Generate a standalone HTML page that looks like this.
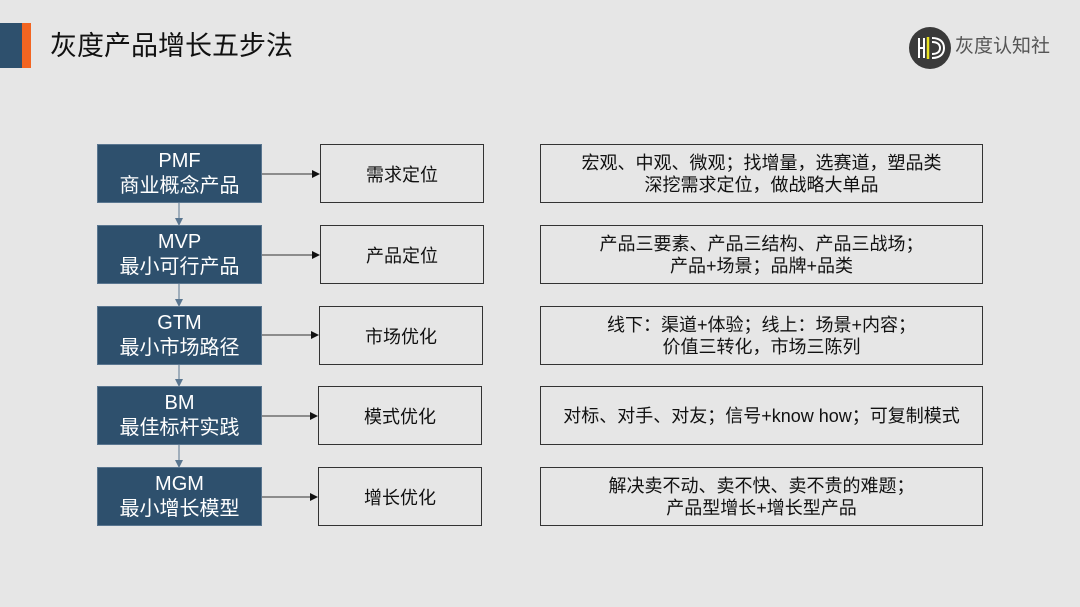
<!DOCTYPE html>
<html><head><meta charset="utf-8"><style>
body{margin:0;width:1080px;height:607px;background:#e6e6e6;position:relative;overflow:hidden;font-family:"Liberation Sans","Noto Sans CJK SC",sans-serif}
.a{position:absolute;box-sizing:border-box;display:flex;align-items:center;justify-content:center;text-align:center}
.d{background:#2e506d;color:#fff;font-size:20px;line-height:25px;left:97px;width:165px;height:59px;border:1px solid #5a7690}
.m{border:1.5px solid #333;font-size:18px;color:#111;width:164px;height:59px}
.r{border:1.5px solid #333;font-size:18px;line-height:22px;color:#111;left:540px;width:443px;height:59px}
</style></head><body>
<div style="position:absolute;left:0;top:23px;width:22px;height:45px;background:#2e506d"></div>
<div style="position:absolute;left:22px;top:23px;width:9px;height:45px;background:#f26522"></div>
<div style="position:absolute;left:50px;top:28px;font-size:27px;color:#111;line-height:36px">灰度产品增长五步法</div>
<svg style="position:absolute;left:908px;top:26px" width="44" height="44" viewBox="0 0 44 44">
<circle cx="22" cy="22" r="21" fill="#3a3a3a"/>
<g stroke="#fff" stroke-width="2" fill="none"><path d="M11 12v20M16 12v20M11 22h5"/><path d="M24 12c9 0 12 5 12 10s-3 10-12 10"/><path d="M24 16c5 0 8 2 8 6s-3 6-8 6"/></g>
<path d="M20 11v22" stroke="#e8e020" stroke-width="2.5"/></svg>
<div style="position:absolute;left:955px;top:35px;font-size:19px;color:#555;line-height:24px">灰度认知社</div>
<svg style="position:absolute;left:0;top:0" width="1080" height="607">
<defs><marker id="ar" markerWidth="8" markerHeight="8" refX="7" refY="4" orient="auto" markerUnits="userSpaceOnUse"><path d="M0 0L8 4L0 8z" fill="#111"/></marker>
<marker id="ag" markerWidth="8" markerHeight="8" refX="7" refY="4" orient="auto" markerUnits="userSpaceOnUse"><path d="M0 0L8 4L0 8z" fill="#5a7690"/></marker></defs>
<g stroke="#333" stroke-width="1" marker-end="url(#ar)">
<line x1="262" y1="174" x2="319" y2="174"/><line x1="262" y1="255" x2="319" y2="255"/><line x1="262" y1="335" x2="318" y2="335"/><line x1="262" y1="416" x2="317" y2="416"/><line x1="262" y1="497" x2="317" y2="497"/></g>
<g stroke="#5a7690" stroke-width="1" marker-end="url(#ag)">
<line x1="179" y1="203" x2="179" y2="225"/><line x1="179" y1="284" x2="179" y2="306"/><line x1="179" y1="365" x2="179" y2="386"/><line x1="179" y1="445" x2="179" y2="467"/></g>
</svg>
<div class="a d" style="top:144px">PMF<br>商业概念产品</div>
<div class="a d" style="top:225px">MVP<br>最小可行产品</div>
<div class="a d" style="top:306px">GTM<br>最小市场路径</div>
<div class="a d" style="top:386px">BM<br>最佳标杆实践</div>
<div class="a d" style="top:467px">MGM<br>最小增长模型</div>
<div class="a m" style="left:320px;top:144px">需求定位</div>
<div class="a m" style="left:320px;top:225px">产品定位</div>
<div class="a m" style="left:319px;top:306px">市场优化</div>
<div class="a m" style="left:318px;top:386px">模式优化</div>
<div class="a m" style="left:318px;top:467px">增长优化</div>
<div class="a r" style="top:144px">宏观、中观、微观；找增量，选赛道，塑品类<br>深挖需求定位，做战略大单品</div>
<div class="a r" style="top:225px">产品三要素、产品三结构、产品三战场；<br>产品+场景；品牌+品类</div>
<div class="a r" style="top:306px">线下：渠道+体验；线上：场景+内容；<br>价值三转化，市场三陈列</div>
<div class="a r" style="top:386px">对标、对手、对友；信号+know how；可复制模式</div>
<div class="a r" style="top:467px">解决卖不动、卖不快、卖不贵的难题；<br>产品型增长+增长型产品</div>
</body></html>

○ ○ ○

Task = Reproduce the whole listing word for word, setting aside any pictures.

Response to the task =
Generate a standalone HTML page that looks like this.
<!DOCTYPE html>
<html><head><meta charset="utf-8"><style>
body{margin:0;width:1080px;height:607px;background:#e6e6e6;position:relative;overflow:hidden;font-family:"Liberation Sans","Noto Sans CJK SC",sans-serif}
.a{position:absolute;box-sizing:border-box;display:flex;align-items:center;justify-content:center;text-align:center}
.d{background:#2e506d;color:#fff;font-size:20px;line-height:25px;left:97px;width:165px;height:59px;border:1px solid #5a7690}
.m{border:1.5px solid #333;font-size:18px;color:#111;width:164px;height:59px}
.r{border:1.5px solid #333;font-size:18px;line-height:22px;color:#111;left:540px;width:443px;height:59px}
</style></head><body>
<div style="position:absolute;left:0;top:23px;width:22px;height:45px;background:#2e506d"></div>
<div style="position:absolute;left:22px;top:23px;width:9px;height:45px;background:#f26522"></div>
<div style="position:absolute;left:50px;top:28px;font-size:27px;color:#111;line-height:36px">灰度产品增长五步法</div>
<svg style="position:absolute;left:908px;top:26px" width="44" height="44" viewBox="0 0 44 44">
<circle cx="22" cy="22" r="21" fill="#3a3a3a"/>
<g stroke="#fff" stroke-width="2" fill="none"><path d="M11 12v20M16 12v20M11 22h5"/><path d="M24 12c9 0 12 5 12 10s-3 10-12 10"/><path d="M24 16c5 0 8 2 8 6s-3 6-8 6"/></g>
<path d="M20 11v22" stroke="#e8e020" stroke-width="2.5"/></svg>
<div style="position:absolute;left:955px;top:35px;font-size:19px;color:#555;line-height:24px">灰度认知社</div>
<svg style="position:absolute;left:0;top:0" width="1080" height="607">
<defs><marker id="ar" markerWidth="8" markerHeight="8" refX="7" refY="4" orient="auto" markerUnits="userSpaceOnUse"><path d="M0 0L8 4L0 8z" fill="#111"/></marker>
<marker id="ag" markerWidth="8" markerHeight="8" refX="7" refY="4" orient="auto" markerUnits="userSpaceOnUse"><path d="M0 0L8 4L0 8z" fill="#5a7690"/></marker></defs>
<g stroke="#333" stroke-width="1" marker-end="url(#ar)">
<line x1="262" y1="174" x2="319" y2="174"/><line x1="262" y1="255" x2="319" y2="255"/><line x1="262" y1="335" x2="318" y2="335"/><line x1="262" y1="416" x2="317" y2="416"/><line x1="262" y1="497" x2="317" y2="497"/></g>
<g stroke="#5a7690" stroke-width="1" marker-end="url(#ag)">
<line x1="179" y1="203" x2="179" y2="225"/><line x1="179" y1="284" x2="179" y2="306"/><line x1="179" y1="365" x2="179" y2="386"/><line x1="179" y1="445" x2="179" y2="467"/></g>
</svg>
<div class="a d" style="top:144px">PMF<br>商业概念产品</div>
<div class="a d" style="top:225px">MVP<br>最小可行产品</div>
<div class="a d" style="top:306px">GTM<br>最小市场路径</div>
<div class="a d" style="top:386px">BM<br>最佳标杆实践</div>
<div class="a d" style="top:467px">MGM<br>最小增长模型</div>
<div class="a m" style="left:320px;top:144px">需求定位</div>
<div class="a m" style="left:320px;top:225px">产品定位</div>
<div class="a m" style="left:319px;top:306px">市场优化</div>
<div class="a m" style="left:318px;top:386px">模式优化</div>
<div class="a m" style="left:318px;top:467px">增长优化</div>
<div class="a r" style="top:144px">宏观、中观、微观；找增量，选赛道，塑品类<br>深挖需求定位，做战略大单品</div>
<div class="a r" style="top:225px">产品三要素、产品三结构、产品三战场；<br>产品+场景；品牌+品类</div>
<div class="a r" style="top:306px">线下：渠道+体验；线上：场景+内容；<br>价值三转化，市场三陈列</div>
<div class="a r" style="top:386px">对标、对手、对友；信号+know how；可复制模式</div>
<div class="a r" style="top:467px">解决卖不动、卖不快、卖不贵的难题；<br>产品型增长+增长型产品</div>
</body></html>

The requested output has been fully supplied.